Very interesting to read and the findings correlate well with my own experience when I used to try building bigger muscles in the upper body while maintaining my running mileage and volume. It didn't work out for me, probably because of the in the article mentioned fatigue from the endurance training, which has always been what I prioritized.
I am no longer interested in building "as big muscle as possible" in the upper body, aka maximal hypertrophy gains, but I still enjoy lifting weights and I think it has a lot of benefits in regards to long term health and core-stability (which subjectively improves my running economy and posture a lot). I am thus looking for a strength training "style" that doesn't impair my running too much, but still carries some of the benefits from above: What do you think of the rep range that is not mentioned in the study: the often-called "strength-endurance rep range" with 15 or even 20+ reps?

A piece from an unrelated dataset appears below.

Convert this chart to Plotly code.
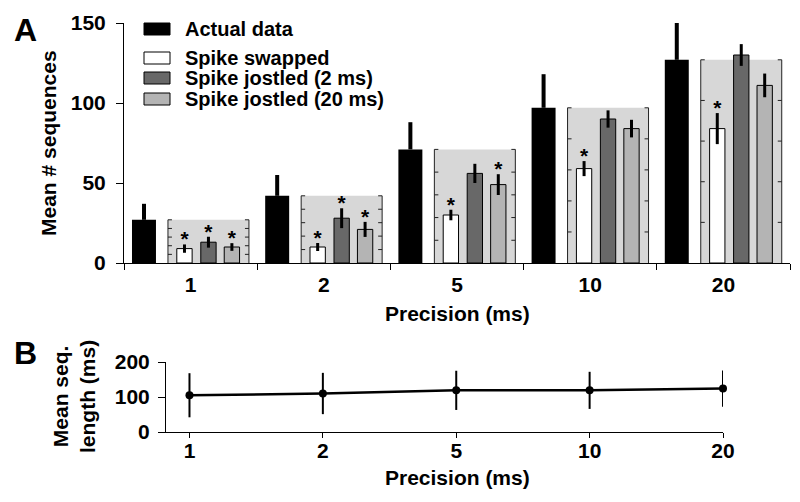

I was thinking about trying a circuit- or superset-style workout with upper body and core exercises using lighter weights but higher repetitions. I intentionally don't include lower body exercises because I experienced they caused too much fatigue and interfered too much with my running volume that promotes enough stimulation already by itself (also because I am doing a lot of vert and I regularly include days with very long and steep Up and Down runs that seem to complete with flat running perfectly).
Again, my main intention with a strength workout like this is enjoyment, overall health benefits and some core-/upper body strengthening (without adding too much muscle mass) for improved running economy (I am running a lot with poles, so I kinda think of myself as "Nordic" runner anyway ;) ).
Would be interesting to know what you think about that!
For example: BB Rows, Bench Press, weighted Planks, Russian Twists, Overhead Press, ... etc. with 15-25 reps (except for the Planks and the R. Twists), 30-60sec rest in between sets, and always "super-setting" two exercises with different focuses, like Push to Pull).